Daily Mirror (Northern Ireland)
STAND UP IF YOU LOVE FOOTBALL...
Top flight fans can cheer on terraces for 1st time in 30 yrs
STANDING at football games is set to return to stadiums at top flight teams after a 30-year ban.
Manchester United, Manchester City, Tottenham Hotspur, Chelsea and Cardiff had applications approved for a safe standing trial after it was outlawed following the 1989 Hillsborough tragedy.
Chelsea’s Premier League game against Liverpool at Stamford Bridge on January 2 will mark the return of spectators on terraces.
Yesterday Hillsborough campaigners said it was “right to move with the times”. Ex-hillsborough Families Support Group
TIME chair Margaret Aspinall, 74, who lost her son James, 18, as a result of the tragedy, said: “I have no issues. I’ve changed my opinion.
“If this is what fans want, they are entitled to it.
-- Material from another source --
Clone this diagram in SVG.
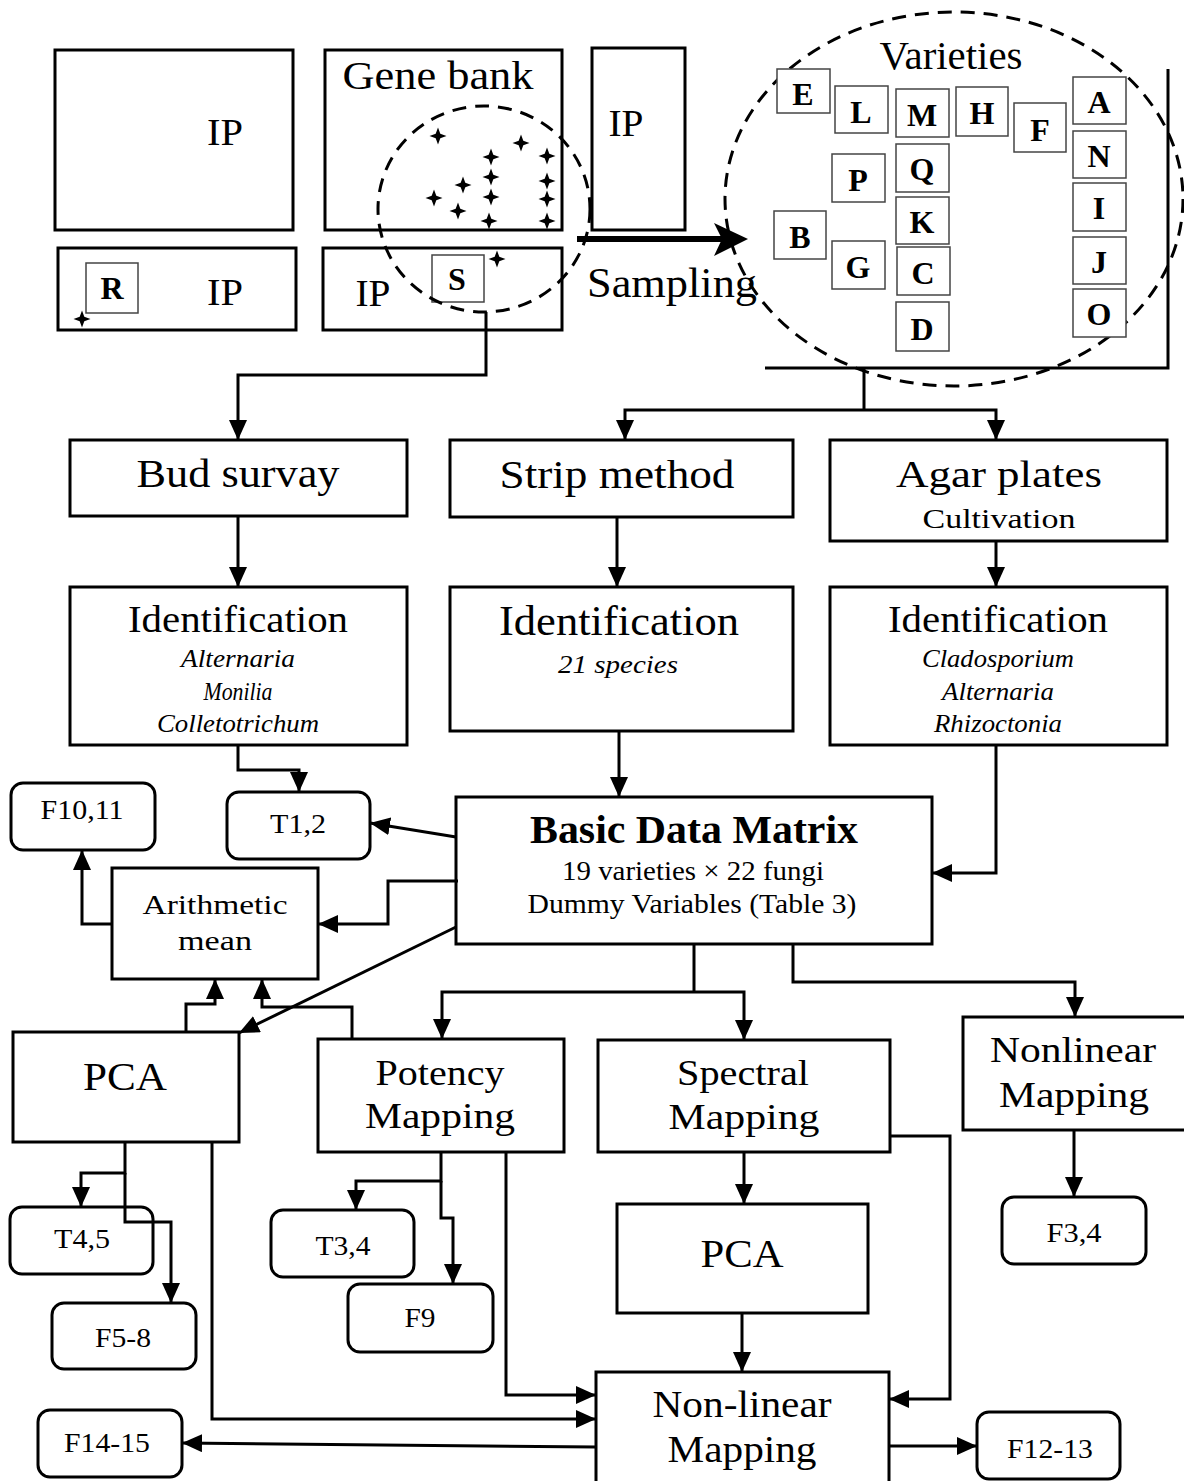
<svg xmlns="http://www.w3.org/2000/svg" xmlns:xlink="http://www.w3.org/1999/xlink" width="1184" height="1481" viewBox="0 0 1184 1481">
<style>
text{font-family:"Liberation Serif","Times New Roman",serif;fill:#000;text-anchor:middle}
.box{fill:#fff;stroke:#000;stroke-width:3}
.obox{fill:none;stroke:#000;stroke-width:3}
.rbox{fill:#fff;stroke:#000;stroke-width:3}
.lbox{fill:#fff;stroke:#444;stroke-width:1.5}
.dash{fill:none;stroke:#000;stroke-width:3;stroke-dasharray:14 9}
.c{fill:none;stroke:#000;stroke-width:3}
.ca{fill:none;stroke:#000;stroke-width:3;marker-end:url(#ah)}
.big{font-size:40px}
.med{font-size:35px}
.sm{font-size:28px}
.it{font-size:26px;font-style:italic}
.let{font-size:32px;font-weight:bold}
</style>
<defs>
<marker id="ah" markerUnits="userSpaceOnUse" markerWidth="20" markerHeight="18" refX="20" refY="9" orient="auto">
<path d="M0,0 L20,9 L0,18 Z" fill="#000"/>
</marker>
<path id="star" d="M0,-8.5 L2.3,-2.3 L8.5,0 L2.3,2.3 L0,8.5 L-2.3,2.3 L-8.5,0 L-2.3,-2.3 Z" fill="#000"/>
</defs>

<g id="field-ip1">
<rect class="obox" x="55" y="50" width="238" height="180"/>
<text x="225" y="145" font-size="37" textLength="36" lengthAdjust="spacingAndGlyphs">IP</text>
</g>
<g id="gene-bank">
<rect class="obox" x="325" y="50" width="237" height="180"/>
<text x="438" y="89" font-size="40" textLength="191" lengthAdjust="spacingAndGlyphs">Gene bank</text>
</g>
<g id="field-ip-tall">
<rect class="obox" x="592" y="48" width="93" height="182"/>
<text x="626" y="136" font-size="37" textLength="35" lengthAdjust="spacingAndGlyphs">IP</text>
</g>
<g id="field-ip-r">
<rect class="obox" x="58" y="248" width="238" height="82"/>
<rect class="lbox" x="86" y="263" width="52" height="50"/>
<text class="let" x="112" y="299">R</text>
<text x="225" y="305" font-size="37" textLength="36" lengthAdjust="spacingAndGlyphs">IP</text>
<use xlink:href="#star" x="82" y="319"/>
</g>
<g id="field-ip-s">
<rect class="obox" x="323" y="248" width="239" height="82"/>
<text x="373" y="306" font-size="37" textLength="35" lengthAdjust="spacingAndGlyphs">IP</text>
<rect class="lbox" x="432" y="255" width="52" height="47"/>
<text class="let" x="457" y="290">S</text>
<use xlink:href="#star" x="497" y="259"/>
</g>
<g id="gene-bank-samples">
<ellipse class="dash" cx="484" cy="209" rx="106" ry="103"/>
<use xlink:href="#star" x="438" y="136"/>
<use xlink:href="#star" x="521" y="143"/>
<use xlink:href="#star" x="491" y="157"/>
<use xlink:href="#star" x="547" y="156"/>
<use xlink:href="#star" x="491" y="177"/>
<use xlink:href="#star" x="463" y="185"/>
<use xlink:href="#star" x="547" y="181"/>
<use xlink:href="#star" x="434" y="198"/>
<use xlink:href="#star" x="491" y="197"/>
<use xlink:href="#star" x="547" y="199"/>
<use xlink:href="#star" x="458" y="211"/>
<use xlink:href="#star" x="489" y="221"/>
<use xlink:href="#star" x="547" y="221"/>
</g>
<g id="sampling">
<line x1="577" y1="239" x2="722" y2="239" stroke="#000" stroke-width="6"/>
<path d="M748,239 L714,223 L722,239 L714,256 Z" fill="#000"/>
<text x="672" y="297" font-size="43" textLength="170" lengthAdjust="spacingAndGlyphs">Sampling</text>
</g>
<g id="varieties">
<ellipse class="dash" cx="954" cy="199" rx="229" ry="187"/>
<text x="951" y="69" font-size="39" textLength="143" lengthAdjust="spacingAndGlyphs">Varieties</text>
<rect class="lbox" x="777" y="69" width="53" height="44"/><text class="let" x="803" y="105">E</text>
<rect class="lbox" x="835" y="86" width="53" height="47"/><text class="let" x="861" y="123">L</text>
<rect class="lbox" x="896" y="89" width="53" height="48"/><text class="let" x="922" y="126">M</text>
<rect class="lbox" x="956" y="87" width="52" height="49"/><text class="let" x="982" y="124">H</text>
<rect class="lbox" x="1014" y="103" width="52" height="49"/><text class="let" x="1040" y="141">F</text>
<rect class="lbox" x="1073" y="77" width="53" height="47"/><text class="let" x="1099" y="113">A</text>
<rect class="lbox" x="1073" y="131" width="53" height="47"/><text class="let" x="1099" y="167">N</text>
<rect class="lbox" x="1073" y="183" width="53" height="48"/><text class="let" x="1099" y="219">I</text>
<rect class="lbox" x="1073" y="237" width="53" height="47"/><text class="let" x="1099" y="273">J</text>
<rect class="lbox" x="1073" y="289" width="53" height="48"/><text class="let" x="1099" y="325">O</text>
<rect class="lbox" x="832" y="154" width="53" height="48"/><text class="let" x="858" y="191">P</text>
<rect class="lbox" x="896" y="144" width="53" height="48"/><text class="let" x="922" y="180">Q</text>
<rect class="lbox" x="896" y="197" width="53" height="47"/><text class="let" x="922" y="233">K</text>
<rect class="lbox" x="897" y="247" width="53" height="48"/><text class="let" x="923" y="284">C</text>
<rect class="lbox" x="896" y="302" width="53" height="49"/><text class="let" x="922" y="340">D</text>
<rect class="lbox" x="774" y="211" width="52" height="48"/><text class="let" x="800" y="248">B</text>
<rect class="lbox" x="832" y="241" width="53" height="48"/><text class="let" x="858" y="278">G</text>
<path class="c" d="M1168,69 V368 H765"/>
</g>

<g id="bud-survay">
<rect class="box" x="70" y="440" width="337" height="76"/>
<text class="big" x="238" y="487" textLength="203" lengthAdjust="spacingAndGlyphs">Bud survay</text>
</g>
<g id="strip-method">
<rect class="box" x="450" y="440" width="343" height="77"/>
<text class="big" x="617" y="488" textLength="235" lengthAdjust="spacingAndGlyphs">Strip method</text>
</g>
<g id="agar-plates">
<rect class="box" x="830" y="440" width="337" height="101"/>
<text x="999" y="487" font-size="38" textLength="206" lengthAdjust="spacingAndGlyphs">Agar plates</text>
<text class="sm" x="999" y="528" textLength="153" lengthAdjust="spacingAndGlyphs">Cultivation</text>
</g>
<g id="ident-left">
<rect class="box" x="70" y="587" width="337" height="158"/>
<text x="238" y="632" font-size="38" textLength="220" lengthAdjust="spacingAndGlyphs">Identification</text>
<text class="it" x="238" y="667" textLength="114" lengthAdjust="spacingAndGlyphs">Alternaria</text>
<text class="it" x="238" y="700" textLength="69" lengthAdjust="spacingAndGlyphs">Monilia</text>
<text class="it" x="238" y="732" textLength="162" lengthAdjust="spacingAndGlyphs">Colletotrichum</text>
</g>
<g id="ident-mid">
<rect class="box" x="450" y="587" width="343" height="144"/>
<text x="619" y="635" font-size="42" textLength="240" lengthAdjust="spacingAndGlyphs">Identification</text>
<text class="it" x="618" y="673" textLength="120" lengthAdjust="spacingAndGlyphs">21 species</text>
</g>
<g id="ident-right">
<rect class="box" x="830" y="587" width="337" height="158"/>
<text x="998" y="632" font-size="38" textLength="220" lengthAdjust="spacingAndGlyphs">Identification</text>
<text class="it" x="998" y="667" textLength="152" lengthAdjust="spacingAndGlyphs">Cladosporium</text>
<text class="it" x="998" y="700" textLength="112" lengthAdjust="spacingAndGlyphs">Alternaria</text>
<text class="it" x="998" y="732" textLength="128" lengthAdjust="spacingAndGlyphs">Rhizoctonia</text>
</g>

<g id="f10-11">
<rect class="rbox" x="11" y="783" width="144" height="67" rx="12"/>
<text class="sm" x="82" y="819" textLength="83" lengthAdjust="spacingAndGlyphs">F10,11</text>
</g>
<g id="t1-2">
<rect class="rbox" x="227" y="792" width="143" height="67" rx="12"/>
<text class="sm" x="298" y="833" textLength="56" lengthAdjust="spacingAndGlyphs">T1,2</text>
</g>
<g id="arith-mean">
<rect class="box" x="112" y="868" width="206" height="111"/>
<text class="sm" x="215" y="914" textLength="145" lengthAdjust="spacingAndGlyphs">Arithmetic</text>
<text class="sm" x="215" y="950" textLength="74" lengthAdjust="spacingAndGlyphs">mean</text>
</g>
<g id="basic-data-matrix">
<rect class="box" x="456" y="797" width="476" height="147"/>
<text x="694" y="843" font-size="39" font-weight="bold" textLength="328" lengthAdjust="spacingAndGlyphs">Basic Data Matrix</text>
<text x="693" y="880" font-size="27" textLength="262" lengthAdjust="spacingAndGlyphs">19 varieties × 22 fungi</text>
<text x="692" y="913" font-size="27" textLength="329" lengthAdjust="spacingAndGlyphs">Dummy Variables (Table 3)</text>
</g>
<g id="pca-left">
<rect class="box" x="13" y="1032" width="226" height="110"/>
<text x="125" y="1090" font-size="41" textLength="84" lengthAdjust="spacingAndGlyphs">PCA</text>
</g>
<g id="potency-mapping">
<rect class="box" x="318" y="1039" width="246" height="113"/>
<text class="med" x="440" y="1085" textLength="129" lengthAdjust="spacingAndGlyphs">Potency</text>
<text class="med" x="440" y="1128" textLength="150" lengthAdjust="spacingAndGlyphs">Mapping</text>
</g>
<g id="spectral-mapping">
<rect class="box" x="598" y="1040" width="292" height="112"/>
<text class="med" x="743" y="1085" textLength="132" lengthAdjust="spacingAndGlyphs">Spectral</text>
<text class="med" x="744" y="1129" textLength="151" lengthAdjust="spacingAndGlyphs">Mapping</text>
</g>
<g id="nonlinear-mapping">
<rect class="box" x="963" y="1017" width="240" height="113"/>
<text class="med" x="1073" y="1062" textLength="166" lengthAdjust="spacingAndGlyphs">Nonlinear</text>
<text class="med" x="1074" y="1107" textLength="150" lengthAdjust="spacingAndGlyphs">Mapping</text>
</g>
<g id="t4-5">
<rect class="rbox" x="10" y="1207" width="143" height="67" rx="12"/>
<text class="sm" x="82" y="1248" textLength="56" lengthAdjust="spacingAndGlyphs">T4,5</text>
</g>
<g id="f5-8">
<rect class="rbox" x="52" y="1303" width="144" height="66" rx="12"/>
<text class="sm" x="123" y="1347" textLength="56" lengthAdjust="spacingAndGlyphs">F5-8</text>
</g>
<g id="t3-4">
<rect class="rbox" x="271" y="1210" width="143" height="67" rx="12"/>
<text class="sm" x="343" y="1255" textLength="55" lengthAdjust="spacingAndGlyphs">T3,4</text>
</g>
<g id="f9">
<rect class="rbox" x="348" y="1284" width="145" height="68" rx="12"/>
<text class="sm" x="420" y="1327" textLength="31" lengthAdjust="spacingAndGlyphs">F9</text>
</g>
<g id="pca-right">
<rect class="box" x="617" y="1204" width="251" height="109"/>
<text x="742" y="1267" font-size="41" textLength="83" lengthAdjust="spacingAndGlyphs">PCA</text>
</g>
<g id="f3-4">
<rect class="rbox" x="1002" y="1197" width="144" height="67" rx="12"/>
<text class="sm" x="1074" y="1242" textLength="55" lengthAdjust="spacingAndGlyphs">F3,4</text>
</g>
<g id="non-linear-mapping">
<rect class="box" x="596" y="1372" width="293" height="120"/>
<text x="742" y="1417" font-size="38" textLength="179" lengthAdjust="spacingAndGlyphs">Non-linear</text>
<text x="742" y="1462" font-size="38" textLength="149" lengthAdjust="spacingAndGlyphs">Mapping</text>
</g>
<g id="f14-15">
<rect class="rbox" x="38" y="1410" width="144" height="67" rx="12"/>
<text class="sm" x="107" y="1452" textLength="86" lengthAdjust="spacingAndGlyphs">F14-15</text>
</g>
<g id="f12-13">
<rect class="rbox" x="977" y="1412" width="143" height="67" rx="12"/>
<text class="sm" x="1050" y="1458" textLength="86" lengthAdjust="spacingAndGlyphs">F12-13</text>
</g>

<g id="connectors">
<path class="ca" d="M486,312 V375 H238 V440" stroke-width="2.5"/>
<path class="c" d="M864,368 V410" stroke-width="2.5"/>
<path class="ca" d="M864,410 H625 V440"/>
<path class="ca" d="M864,410 H996 V440"/>
<path class="ca" d="M238,516 V587"/>
<path class="ca" d="M617,517 V587"/>
<path class="ca" d="M996,541 V587"/>
<path class="ca" d="M238,745 V770 H299 V792"/>
<path class="ca" d="M619,731 V797"/>
<path class="ca" d="M996,745 V873 H932"/>
<path class="ca" d="M456,837 L370,823"/>
<path class="ca" d="M458,881 H388 V924 H318"/>
<path class="ca" d="M456,927 L239,1033" stroke-width="2.5"/>
<path class="ca" d="M112,924 H82 V850"/>
<path class="ca" d="M186,1032 V1004 H215 V979"/>
<path class="ca" d="M352,1040 V1007 H262 V979"/>
<path class="c" d="M694,944 V992"/>
<path class="ca" d="M694,992 H442 V1039"/>
<path class="ca" d="M694,992 H744 V1040"/>
<path class="ca" d="M793,944 V982 H1075 V1017"/>
<path class="ca" d="M125,1142 V1173 H81 V1207"/>
<path class="ca" d="M125,1173 V1222 H171 V1303"/>
<path class="ca" d="M212,1142 V1419 H596"/>
<path class="ca" d="M441,1152 V1181 H356 V1210"/>
<path class="ca" d="M441,1181 V1218 H453 V1284"/>
<path class="ca" d="M506,1152 V1395 H596"/>
<path class="ca" d="M744,1152 V1204"/>
<path class="ca" d="M890,1136 H950 V1399 H889"/>
<path class="ca" d="M1074,1130 V1197"/>
<path class="ca" d="M742,1313 V1372"/>
<path class="ca" d="M889,1446 H977"/>
<path class="ca" d="M596,1447 L182,1443"/>
</g>
</svg>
I think it is right as long as there is proper monitoring of the crowd.
“I’m sure lessons have been learned since Hillsborough, especially by Liverpool Football Club.”
Ninety-seven people died following the crush at the Sheffield Wednesday ground before Liverpool versus Nottingham Forest on April 15, 1989.
In 2016, an inquest ruled the fans had been unlawfully killed and that no role was played by the supporters.
Since 1994, stadiums of first and second tier English clubs have been allseater. Margaret said husband Jim, 79, “couldn’t face another game” afterwards.
But she added: “Why should we have an issue? I felt very different years ago, after what I lost... but times move on.”
Sports minister Nigel Huddleston said: “The time is right to properly trial safe standing ahead of a decision on a widespread roll-out.”
Spurs chairman Daniel Levy said the club was “delighted” to adopt the move.